But it does not seem to me to be too much to ask that a financial institution, availing of the benefit of a summary judgment procedure, should specify, both in the special indorsement of claim and in the evidence presented, at least some straightforward account of how the amount said to be due is calculated and whether it includes surcharges and/or penalties as well as interest.  Indeed, if it really is as simple as counsel suggested, then I cannot see any reason why Bank of Ireland should not have set out those calculations.  A person confronted with a claim or a court confronted with a question of whether there is prima facie evidence for that claim is entitled to at least enough detail to know the basis on which the sum claimed is calculated.  The defendant is entitled to that information to decide whether there is any point in pursuing a defence or, indeed, potentially expending monies on procuring professional advice in that regard.  The court is entitled to that information to enable it to form an assessment as to whether there is sufficient evidence to say that the debt has been established on a prima facie basis.  Neither the defendant nor the court should be required to infer the methodology used, unless that methodology would be obvious to a reasonable person or is actually described in the relevant documentation placed before the court.

I would, therefore, conclude that there was insufficient evidence before the High Court to justify determining that Bank of Ireland had discharged the initial onus on it to produce prima facie evidence of its debt.  That quite a significant amount of money was likely to have been due can hardly be doubted, but a party claiming a liquidated sum gets the benefit of the summary procedure precisely because it is said that a specified amount of money is due.  In those circumstances, it is not unreasonable to require the plaintiff to show some basis to explain the calculation and justify, on a prima facie basis, the sum claimed

Decision

The Supreme Court then decided, in the interests of the case, to remit the case back to the High Court and the Bank could then apply to amend the special indorsement of claim to include such details as they may think appropriate in the light of this judgment and to “tender such further evidence as may be appropriate to fill the evidential gap identified”. It will then be a matter for the High Court Judge dealing with those applications.

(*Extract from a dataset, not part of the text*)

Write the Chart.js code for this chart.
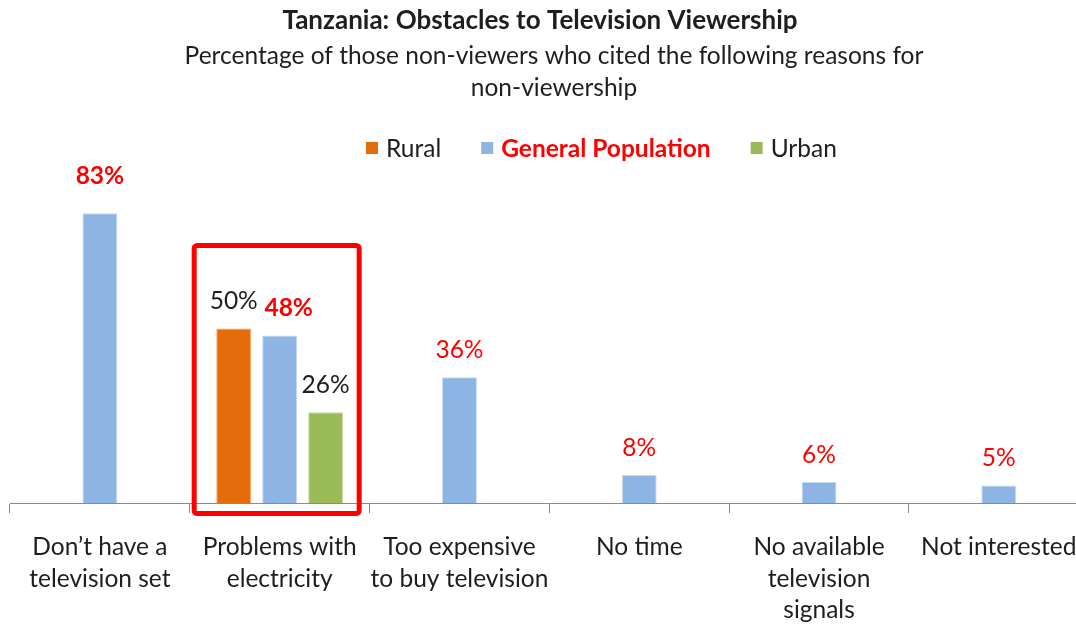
<!DOCTYPE html>
<html>
<head>
<meta charset="utf-8">
<title>Tanzania: Obstacles to Television Viewership</title>
<script src="https://cdn.jsdelivr.net/npm/chart.js@4.4.0/dist/chart.umd.min.js"></script>
<style>
  html, body { margin: 0; padding: 0; background: #fff; overflow: hidden; }
  #wrap { position: relative; width: 1096px; height: 624px; }
</style>
</head>
<body>
<div id="wrap"><canvas id="tvChart"></canvas></div>
<script>
const reasons = [
    ['Don\u2019t have a', 'television set'],
    ['Problems with', 'electricity'],
    ['Too expensive', 'to buy television'],
    ['No time'],
    ['No available', 'television', 'signals'],
    ['Not interested']
];
const rural = [null, 50, null, null, null, null];
const generalPopulation = [83, 48, 36, 8, 6, 5];
const urban = [null, 26, null, null, null, null];

const titleText = 'Tanzania: Obstacles to Television Viewership';
const subtitleLines = ['Percentage of those non-viewers who cited the following reasons for', 'non-viewership'];

const FONT = 'Lato, "Open Sans", sans-serif';
const TEXT = '#1e1e1e';
const RED = '#ff0000';

// header + legend drawn by hand (the legend needs one bold red entry)
const header = {
    id: 'header',
    afterDraw(chart) {
        const ctx = chart.ctx;
        ctx.save();
        ctx.textAlign = 'center';
        ctx.textBaseline = 'middle';
        ctx.fillStyle = TEXT;
        ctx.font = 'bold 26px ' + FONT;
        ctx.fillText(titleText, 540, 21);
        ctx.font = '24.5px ' + FONT;
        ctx.fillText(subtitleLines[0], 554, 56);
        ctx.fillText(subtitleLines[1], 554, 88);

        // legend row
        let x = 366;
        const y = 148;
        ctx.textAlign = 'left';
        chart.data.datasets.forEach(ds => {
            ctx.fillStyle = ds.backgroundColor;
            ctx.fillRect(x, y - 6, 12, 12);
            x += 20;
            const gp = ds.label === 'General Population';
            ctx.font = (gp ? 'bold ' : '') + '24.5px ' + FONT;
            ctx.fillStyle = gp ? RED : TEXT;
            ctx.fillText(ds.label, x, y + 1);
            x += ctx.measureText(ds.label).width + 40;
        });
        ctx.restore();
    }
};

// percentage labels above the bars
const barLabels = {
    id: 'barLabels',
    afterDatasetsDraw(chart) {
        const ctx = chart.ctx;
        ctx.save();
        ctx.textAlign = 'center';
        ctx.textBaseline = 'middle';
        chart.data.datasets.forEach((ds, di) => {
            const meta = chart.getDatasetMeta(di);
            meta.data.forEach((bar, i) => {
                const v = ds.data[i];
                if (v === null) return;
                const gp = ds.label === 'General Population';
                const bold = gp && i < 2;
                ctx.font = (bold ? 'bold ' : '') + '24.5px ' + FONT;
                ctx.fillStyle = gp ? RED : TEXT;
                const lift = (gp && i === 0) ? 37 : 27;
                // nudge the middle label of the crowded group to the right
                const shift = (gp && rural[i] !== null) ? 9 : 0;
                ctx.fillText(v + '%', bar.x + shift, bar.y - lift);
            });
        });
        ctx.restore();
    }
};

// red frame around the electricity group
const highlightBox = {
    id: 'highlightBox',
    afterDraw(chart) {
        const xs = chart.scales.x, ys = chart.scales.y;
        const cx = xs.getPixelForValue(1) - 3;
        const left = cx - 82.5, right = cx + 82.5;
        const top = ys.getPixelForValue(50) - 83;
        const bottom = chart.chartArea.bottom + 10.5;
        const ctx = chart.ctx;
        ctx.save();
        ctx.strokeStyle = RED;
        ctx.lineWidth = 5;
        ctx.lineJoin = 'round';
        ctx.beginPath();
        ctx.roundRect(left, top, right - left, bottom - top, 3);
        ctx.stroke();
        ctx.restore();
    }
};

new Chart(document.getElementById('tvChart'), {
    type: 'bar',
    data: {
        labels: reasons,
        datasets: [
            { label: 'Rural', data: rural, backgroundColor: '#e46c0a', borderColor: '#f4a56a', borderWidth: 1 },
            { label: 'General Population', data: generalPopulation, backgroundColor: '#8eb4e3', borderColor: '#c6daf2', borderWidth: 1 },
            { label: 'Urban', data: urban, backgroundColor: '#9bbb59', borderColor: '#cbdcab', borderWidth: 1 }
        ]
    },
    options: {
        responsive: true,
        maintainAspectRatio: false,
        animation: false,
        categoryPercentage: 0.767,
        barPercentage: 0.76,
        layout: { padding: { top: 154, left: 10, right: 6, bottom: 0 } },
        plugins: {
            legend: { display: false },
            title: { display: false },
            tooltip: { enabled: false }
        },
        scales: {
            y: {
                display: false,
                min: 0,
                max: 100
            },
            x: {
                grid: { offset: true, drawOnChartArea: false, tickLength: 10, color: '#8a8a8a' },
                border: { color: '#8a8a8a', width: 1 },
                ticks: {
                    color: TEXT,
                    font: { family: FONT, size: 24.5, lineHeight: 1.27 },
                    padding: 19,
                    maxRotation: 0,
                    autoSkip: false
                },
                afterFit(axis) { axis.height = 121; }
            }
        }
    },
    plugins: [header, barLabels, highlightBox]
});
</script>
</body>
</html>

The conclusions of the Supreme Court judgment are as follows:

Conclusions

8.1 For the reasons analysed earlier in this judgment, I would conclude that the special indorsement of claim in this case contains insufficient details of how the sum claimed is calculated so as to meet the requirements of O.4, r.4 of the Rules of the Superior Courts to the effect that all necessary particulars be provided.  The information is insufficient to allow, as the jurisprudence requires, a defendant served with a summary summons in that form to know whether they should concede or dispute the claim.  In so holding, I have indicated that, in my view, it is possible to rely on documentation available to a defendant (such as bank statements or statements of account) for the purposes of providing sufficient particulars in a special indorsement of claim, but only where the document or documents in question are incorporated by reference into the text of the endorsement.  No such incorporation occurred in this case and I am, therefore, of the view that, even if the Statement of Account provided sufficient particularisation of the claim, the special indorsement of claim would nonetheless be defective because that document is not referred to.  

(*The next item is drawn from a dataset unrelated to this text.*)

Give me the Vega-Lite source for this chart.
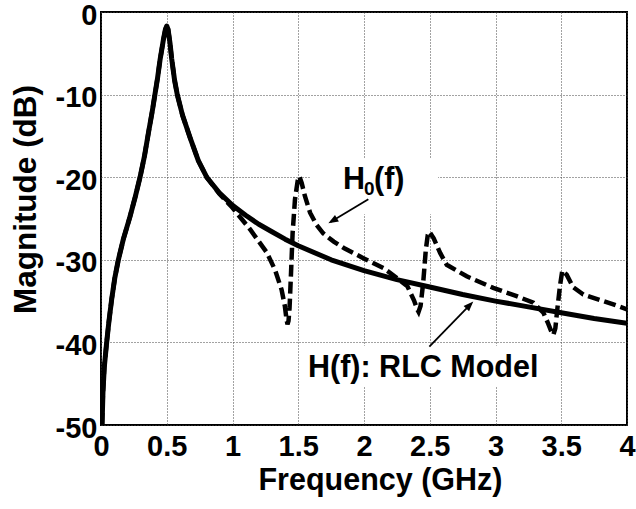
{
  "$schema": "https://vega.github.io/schema/vega-lite/v6.json",
  "width": 526,
  "height": 413,
  "autosize": {"type": "none"},
  "padding": {"left": 101, "top": 12, "right": 9, "bottom": 84},
  "background": "white",
  "config": {
    "view": {"stroke": "black", "strokeWidth": 2},
    "axis": {
      "labelFont": "Liberation Sans",
      "labelFontWeight": "bold",
      "labelFontSize": 29,
      "labelColor": "black",
      "titleFont": "Liberation Sans",
      "titleFontWeight": "bold",
      "titleFontSize": 30.5,
      "titleColor": "black",
      "domain": false,
      "ticks": false,
      "tickSize": 0,
      "grid": true,
      "gridColor": "#444",
      "gridDash": [1, 2],
      "gridWidth": 1,
      "gridOpacity": 1,
      "labelOverlap": false,
      "labelFlush": false
    }
  },
  "datasets": {
    "H": [
      {"f": 0.008, "db": -50}, {"f": 0.015, "db": -46}, {"f": 0.025, "db": -43}, {"f": 0.043, "db": -40},
      {"f": 0.06, "db": -37.5}, {"f": 0.081, "db": -34.8}, {"f": 0.105, "db": -32.2}, {"f": 0.132, "db": -30},
      {"f": 0.17, "db": -27.5}, {"f": 0.22, "db": -24.8}, {"f": 0.26, "db": -22.4}, {"f": 0.297, "db": -20},
      {"f": 0.33, "db": -17.5}, {"f": 0.36, "db": -14.7}, {"f": 0.39, "db": -12}, {"f": 0.41, "db": -10},
      {"f": 0.43, "db": -8}, {"f": 0.449, "db": -5.8}, {"f": 0.474, "db": -3.4}, {"f": 0.49, "db": -2.1},
      {"f": 0.5, "db": -1.7}, {"f": 0.51, "db": -2.1}, {"f": 0.525, "db": -3.8}, {"f": 0.537, "db": -5.6},
      {"f": 0.56, "db": -8.3}, {"f": 0.58, "db": -10}, {"f": 0.62, "db": -12.5}, {"f": 0.677, "db": -15.2},
      {"f": 0.74, "db": -18}, {"f": 0.804, "db": -20}, {"f": 0.9, "db": -21.9}, {"f": 1.0, "db": -23.4},
      {"f": 1.1, "db": -24.6}, {"f": 1.2, "db": -25.7}, {"f": 1.3, "db": -26.6}, {"f": 1.4, "db": -27.5},
      {"f": 1.5, "db": -28.3}, {"f": 1.75, "db": -30}, {"f": 2.0, "db": -31.3}, {"f": 2.25, "db": -32.4},
      {"f": 2.5, "db": -33.3}, {"f": 2.75, "db": -34.2}, {"f": 3.0, "db": -35.0}, {"f": 3.25, "db": -35.7},
      {"f": 3.5, "db": -36.4}, {"f": 3.75, "db": -37.1}, {"f": 4.0, "db": -37.7}
    ],
    "H0": [
      {"f": 0.008, "db": -50}, {"f": 0.015, "db": -46}, {"f": 0.025, "db": -43}, {"f": 0.043, "db": -40},
      {"f": 0.06, "db": -37.5}, {"f": 0.081, "db": -34.8}, {"f": 0.105, "db": -32.2}, {"f": 0.132, "db": -30},
      {"f": 0.17, "db": -27.5}, {"f": 0.22, "db": -24.8}, {"f": 0.26, "db": -22.4}, {"f": 0.297, "db": -20},
      {"f": 0.33, "db": -17.5}, {"f": 0.36, "db": -14.7}, {"f": 0.39, "db": -12}, {"f": 0.41, "db": -10},
      {"f": 0.43, "db": -8}, {"f": 0.449, "db": -5.8}, {"f": 0.474, "db": -3.4}, {"f": 0.49, "db": -2.1},
      {"f": 0.5, "db": -1.7}, {"f": 0.51, "db": -2.1}, {"f": 0.525, "db": -3.8}, {"f": 0.537, "db": -5.6},
      {"f": 0.56, "db": -8.3}, {"f": 0.58, "db": -10}, {"f": 0.62, "db": -12.5}, {"f": 0.677, "db": -15.2},
      {"f": 0.74, "db": -18}, {"f": 0.804, "db": -20}, {"f": 0.9, "db": -22.0}, {"f": 1.0, "db": -23.7},
      {"f": 1.133, "db": -26.3}, {"f": 1.26, "db": -29.1}, {"f": 1.323, "db": -31.2}, {"f": 1.373, "db": -33.6},
      {"f": 1.398, "db": -35.6}, {"f": 1.41, "db": -37.1}, {"f": 1.418, "db": -37.8}, {"f": 1.426, "db": -37.4},
      {"f": 1.434, "db": -35.8}, {"f": 1.444, "db": -32}, {"f": 1.457, "db": -26.8}, {"f": 1.475, "db": -22.7},
      {"f": 1.496, "db": -20.4}, {"f": 1.508, "db": -19.9}, {"f": 1.526, "db": -20.7}, {"f": 1.551, "db": -22.3},
      {"f": 1.59, "db": -24.3}, {"f": 1.64, "db": -25.8}, {"f": 1.69, "db": -26.8}, {"f": 1.77, "db": -27.8},
      {"f": 1.85, "db": -28.6}, {"f": 1.995, "db": -29.8}, {"f": 2.148, "db": -31.0}, {"f": 2.25, "db": -32.2},
      {"f": 2.33, "db": -33.2}, {"f": 2.38, "db": -34.9}, {"f": 2.405, "db": -36.0}, {"f": 2.415, "db": -36.3},
      {"f": 2.43, "db": -35.6}, {"f": 2.45, "db": -32.8}, {"f": 2.47, "db": -28.8}, {"f": 2.485, "db": -27.0},
      {"f": 2.497, "db": -26.6}, {"f": 2.53, "db": -27.4}, {"f": 2.58, "db": -29.2}, {"f": 2.629, "db": -30.6},
      {"f": 2.781, "db": -32.0}, {"f": 2.983, "db": -33.4}, {"f": 3.161, "db": -34.4}, {"f": 3.288, "db": -35.2},
      {"f": 3.364, "db": -36.4}, {"f": 3.40, "db": -37.7}, {"f": 3.43, "db": -38.9}, {"f": 3.44, "db": -39.1},
      {"f": 3.455, "db": -38.3}, {"f": 3.47, "db": -36.0}, {"f": 3.49, "db": -33.2}, {"f": 3.508, "db": -31.3},
      {"f": 3.541, "db": -31.8}, {"f": 3.59, "db": -33.3}, {"f": 3.668, "db": -34.2}, {"f": 3.744, "db": -34.6},
      {"f": 3.896, "db": -35.4}, {"f": 4.0, "db": -36.0}
    ]
  },
  "encoding": {
    "x": {
      "field": "f", "type": "quantitative",
      "scale": {"domain": [0, 4], "nice": false, "zero": false},
      "axis": {
        "values": [0, 0.5, 1, 1.5, 2, 2.5, 3, 3.5, 4],
        "labelExpr": "'' + datum.value",
        "labelPadding": 7,
        "title": "Frequency (GHz)",
        "titleX": 279,
        "titleY": 64,
        "titleBaseline": "alphabetic",
        "titleAnchor": "middle"
      }
    },
    "y": {
      "field": "db", "type": "quantitative",
      "scale": {"domain": [-50, 0], "nice": false, "zero": false},
      "axis": {
        "values": [-50, -40, -30, -20, -10, 0],
        "labelExpr": "'' + datum.value",
        "labelPadding": 4,
        "labelOffset": 3,
        "title": "Magnitude (dB)",
        "titleFontSize": 31.5,
        "titleX": -66,
        "titleY": 187,
        "titleBaseline": "alphabetic",
        "titleAnchor": "middle"
      }
    }
  },
  "layer": [
    {
      "data": {"values": [
        {"f": 1.589, "f2": 2.563, "db": -17.7, "db2": -24.5},
        {"f": 1.536, "f2": 3.338, "db": -40.4, "db2": -45.4}
      ]},
      "mark": {"type": "rect", "color": "white", "opacity": 1},
      "encoding": {"x2": {"field": "f2"}, "y2": {"field": "db2"}}
    },
    {
      "data": {"name": "H0"},
      "mark": {"type": "line", "color": "black", "strokeWidth": 4.5, "strokeDash": [12, 5], "strokeCap": "butt", "clip": true}
    },
    {
      "data": {"name": "H"},
      "mark": {"type": "line", "color": "black", "strokeWidth": 5, "strokeJoin": "round", "clip": true}
    },
    {
      "data": {"values": [
        {"f": 2.033, "db": -22.68, "f2": 1.745, "db2": -25.43},
        {"f": 2.497, "db": -40.5, "f2": 2.815, "db2": -35.3}
      ]},
      "mark": {"type": "rule", "color": "black", "strokeWidth": 1.8},
      "encoding": {"x2": {"field": "f2"}, "y2": {"field": "db2"}}
    },
    {
      "data": {"values": [{"f": 1.729, "db": -25.58}]},
      "mark": {"type": "point", "shape": "M0,0L-0.38,1L0.38,1Z", "filled": true, "color": "black", "opacity": 1, "size": 400, "angle": 239}
    },
    {
      "data": {"values": [{"f": 2.831, "db": -35.05}]},
      "mark": {"type": "point", "shape": "M0,0L-0.38,1L0.38,1Z", "filled": true, "color": "black", "opacity": 1, "size": 400, "angle": 44}
    },
    {
      "data": {"values": [{"f": 1.574, "db": -44.15, "label": "H(f): RLC Model"}, {"f": 1.84, "db": -21.4, "label": "H"}, {"f": 2.076, "db": -21.4, "label": "(f)"}]},
      "mark": {"type": "text", "align": "left", "baseline": "alphabetic", "font": "Liberation Sans", "fontWeight": "bold", "fontSize": 30.5, "color": "black"},
      "encoding": {"text": {"field": "label"}}
    },
    {
      "data": {"values": [{"f": 2.0, "db": -22.2, "label": "0"}]},
      "mark": {"type": "text", "align": "left", "baseline": "alphabetic", "font": "Liberation Sans", "fontWeight": "bold", "fontSize": 19, "color": "black"},
      "encoding": {"text": {"field": "label"}}
    }
  ]
}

8.2 I have also set out the reasons why I consider that Mr. O’Malley is entitled to put forward arguments based on what was said to be a lack of evidence sufficient to warrant the grant of judgment against him.  I have indicated the reasons why I consider that it is necessary for a financial institution suing for a liquidated sum said to be due on foot of a loan to at least put before the court a simple account of the basis on which it is said that the precise amount claimed is due.  That obligation is prior to and independent of the obligation of a defendant to put forward a positive defence.  In other words, the plaintiff must establish the liquidated debt on a prima facie basis before it is necessary for the defendant to establish any defence which meets the threshold for plenary hearing. 

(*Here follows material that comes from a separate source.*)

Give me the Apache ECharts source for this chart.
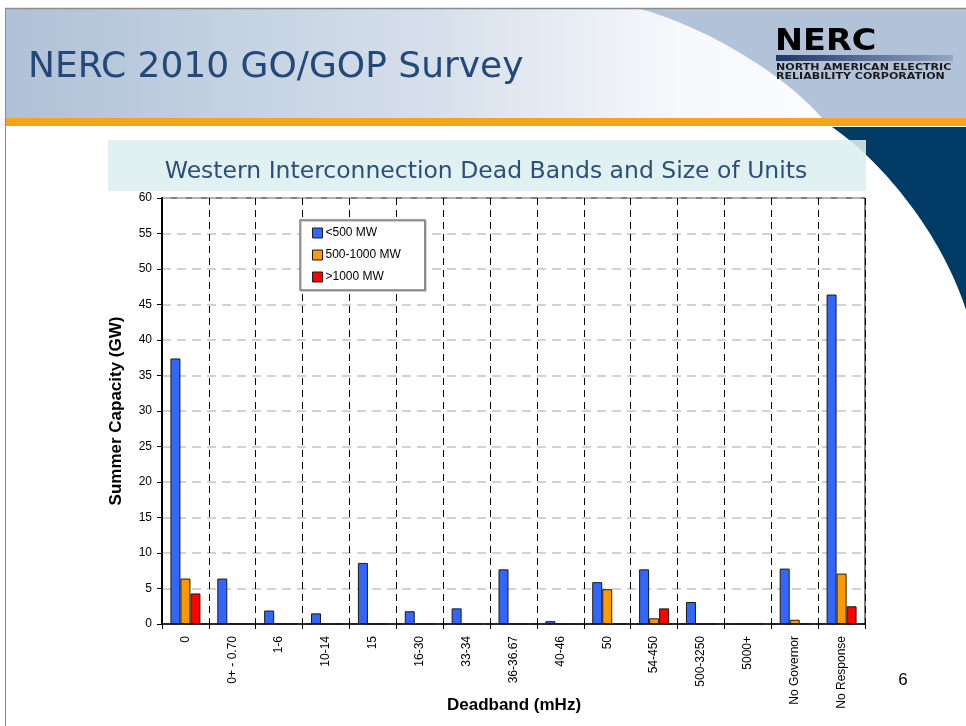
<!DOCTYPE html>
<html>
<head>
<meta charset="utf-8">
<script src="https://cdn.jsdelivr.net/npm/echarts@6/dist/echarts.min.js"></script>
<style>
html,body{margin:0;padding:0;background:#fff;}
#c{width:966px;height:726px;}
</style>
</head>
<body>
<div id="c"></div>
<script>
var categories = ['0','0+ - 0.70','1-6','10-14','15','16-30','33-34','36-36.67','40-46','50','54-450','500-3250','5000+','No Governor','No Response'];
var seriesNames = ['<500 MW','500-1000 MW','>1000 MW'];
var under500 = [37.4, 6.4, 1.9, 1.5, 8.6, 1.8, 2.2, 7.7, 0.4, 5.9, 7.7, 3.1, 0, 7.8, 46.4];
var mid500to1000 = [6.4, 0, 0, 0, 0, 0, 0, 0, 0, 4.9, 0.8, 0, 0, 0.6, 7.1];
var over1000 = [4.3, 0, 0, 0, 0, 0, 0, 0, 0, 0, 2.2, 0, 0, 0, 2.5];

var colors = ['#3366ff','#ff9900','#ff0000'];

function bez(p0,p1,p2,p3,n){
  var pts=[];
  for(var i=0;i<=n;i++){
    var t=i/n, u=1-t;
    pts.push([u*u*u*p0[0]+3*u*u*t*p1[0]+3*u*t*t*p2[0]+t*t*t*p3[0],
              u*u*u*p0[1]+3*u*u*t*p1[1]+3*u*t*t*p2[1]+t*t*t*p3[1]]);
  }
  return pts;
}
var steelPts = bez([640,9],[700,25],[780,70],[822,118],40).concat([[966,118],[966,9]]);
var navyPts = bez([832,127],[880,160],[940,230],[966,310],40).concat([[966,127]]);

var chart = echarts.init(document.getElementById('c'), null, {renderer:'canvas'});
var seriesData = [under500, mid500to1000, over1000];
var series = seriesData.map(function(d,i){
  return {
    name: seriesNames[i], type:'bar', data:d, barWidth:10, barGap:'0%',
    itemStyle:{color:colors[i], borderColor:'#1a1a1a', borderWidth:1},
    z:3
  };
});
var titleFont = '"DejaVu Sans",sans-serif';
chart.setOption({
  animation:false,
  backgroundColor:'#ffffff',
  graphic:[
    {type:'rect', shape:{x:5,y:9,width:961,height:109}, z:-10, silent:true,
     style:{fill:new echarts.graphic.LinearGradient(0,0,1,0,[{offset:0,color:'#afc1d7'},{offset:0.45,color:'#d6e0eb'},{offset:0.7,color:'#f6f8fb'},{offset:1,color:'#ffffff'}])}},
    {type:'polygon', shape:{points:steelPts}, z:-9, silent:true, style:{fill:'#b2c3d9'}},
    {type:'line', shape:{x1:5,y1:8.5,x2:966,y2:8.5}, z:-8, style:{stroke:'#8c8c8c',lineWidth:1.5}},
    {type:'line', shape:{x1:5.5,y1:8,x2:5.5,y2:726}, z:-8, style:{stroke:'#8c8c8c',lineWidth:1}},
    {type:'rect', shape:{x:6,y:118,width:960,height:8}, z:-8, style:{fill:'#f6a31b'}},
    {type:'polygon', shape:{points:navyPts}, z:-8, silent:true, style:{fill:'#003b66'}},
    {type:'rect', shape:{x:108,y:140,width:758,height:51}, z:-7, style:{fill:'rgba(221,238,239,0.88)'}},
    {type:'text', x:28, y:68, z:-6, style:{text:'NERC 2010 GO/GOP Survey', font:'36px '+titleFont, fill:'#23497a', verticalAlign:'middle', shadowColor:'rgba(90,90,90,0.55)', shadowOffsetX:2, shadowOffsetY:2, shadowBlur:2}},
    {type:'text', x:775, y:42, scaleX:1.08, z:-6, style:{text:'NERC', font:'bold 31px "DejaVu Sans",sans-serif', fill:'#000', verticalAlign:'middle'}},
    {type:'rect', shape:{x:776,y:55,width:177,height:6}, z:-6, style:{fill:new echarts.graphic.LinearGradient(0,0,1,0,[{offset:0,color:'#1d3767'},{offset:1,color:'#93a6c6'}])}},
    {type:'text', x:776, y:68, scaleX:1.3, z:-6, style:{text:'NORTH AMERICAN ELECTRIC', font:'bold 8.5px "DejaVu Sans",sans-serif', fill:'#1a1a1a', verticalAlign:'middle'}},
    {type:'text', x:776, y:77, scaleX:1.3, z:-6, style:{text:'RELIABILITY CORPORATION', font:'bold 8.5px "DejaVu Sans",sans-serif', fill:'#1a1a1a', verticalAlign:'middle'}},
    {type:'text', x:486, y:172, z:-6, style:{text:'Western Interconnection Dead Bands and Size of Units', font:'23.5px '+titleFont, fill:'#2b5078', align:'center', verticalAlign:'middle'}},
    {type:'text', x:116, y:411, rotation:Math.PI/2, z:5, style:{text:'Summer Capacity (GW)', font:'bold 17px "Liberation Sans",Arial,sans-serif', fill:'#000', align:'center', verticalAlign:'middle'}},
    {type:'text', x:514, y:705, z:5, style:{text:'Deadband (mHz)', font:'bold 17px "Liberation Sans",Arial,sans-serif', fill:'#000', align:'center', verticalAlign:'middle'}},
    {type:'text', x:903, y:680, z:5, style:{text:'6', font:'17px "Liberation Sans",Arial,sans-serif', fill:'#000', align:'center', verticalAlign:'middle'}}
  ],
  grid:{left:162, top:198, width:703, height:426, show:true, borderColor:'#000', borderWidth:1, backgroundColor:'transparent', containLabel:false, outerBoundsMode:'none'},
  legend:{
    orient:'vertical', left:300, top:220, data:seriesNames,
    itemWidth:10, itemHeight:10, itemGap:10, icon:'rect',
    backgroundColor:'#fff', borderColor:'#808080', borderWidth:1.5,
    padding:[7,24,7,12],
    shadowColor:'rgba(0,0,0,0.25)', shadowOffsetX:1, shadowOffsetY:1, shadowBlur:0,
    textStyle:{fontFamily:'"Liberation Sans",Arial,sans-serif', fontSize:12, color:'#000', padding:[0,0,0,-2]},
    itemStyle:{borderColor:'#1a1a1a', borderWidth:1},
    selectedMode:false
  },
  xAxis:{
    type:'category', data:categories,
    axisLine:{lineStyle:{color:'#000', width:1.5}},
    axisTick:{show:true, length:5, lineStyle:{color:'#000'}},
    axisLabel:{rotate:90, margin:12, fontFamily:'"Liberation Sans",Arial,sans-serif', fontSize:12, color:'#000', interval:0},
    splitLine:{show:true, lineStyle:{color:'#000', type:[7,5], width:1}}
  },
  yAxis:{
    type:'value', min:0, max:60, interval:5,
    axisLine:{show:true, lineStyle:{color:'#000', width:2}},
    axisTick:{show:true, length:5, lineStyle:{color:'#000'}},
    axisLabel:{margin:10, fontFamily:'"Liberation Sans",Arial,sans-serif', fontSize:12, color:'#000'},
    splitLine:{show:true, lineStyle:{color:'#c4c4c4', type:[9,6], width:1.5}}
  },
  series:series
});
</script>
</body>
</html>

8.3 For the reasons also set out earlier in this judgment, I would hold that there was insufficient detail in the evidence submitted to provide the Court with an ability to assess whether the precise claim to the debt alleged had been established on such a prima facie basis.  In my view, the observations in the summary judgment jurisprudence, which indicate that a defendant should not be given leave to defend if the basis put forward for resisting the plaintiff’s claim amounts to mere assertion, cut both ways.  A plaintiff, in order that a prima facie claim to the precise debt can be established, must do more than merely assert.  While the basis for there being a claim in general terms was fully set out by the Bank, it does not seem to me that the evidence as to why the precise sum claimed was said to be due amounted to anything much more than assertion.  In particular, it is not clear as to what calculation led to the assertion that the sum claimed was the precise amount due, nor as to the amount of capital and interest and whether the total included surcharges and/or penalties. 

8.4 In those circumstances, I would allow the appeal and remit the matter back to the High Court, subject to the comments contained in the “Consequences” section of this judgment as to how the matter should proceed from then on.

You can read the full Supreme Court Judgment in Bank of Ireland Mortgage Bank and Joseph O’Malley here.

Conclusion

The good news for Mr O’Malley is that he has successfully prevented this application for summary judgment against him by the lender. However, the case has been sent back to the High Court to decide how the matter is to proceed.

Categories
Defamation

High Court Awards €500 for Defamation in Luas Ticket Case

A defamation case involving a graduate of Maynooth University and the Luas service is an instructive one to take a look at when it comes to considering defamation law in Ireland.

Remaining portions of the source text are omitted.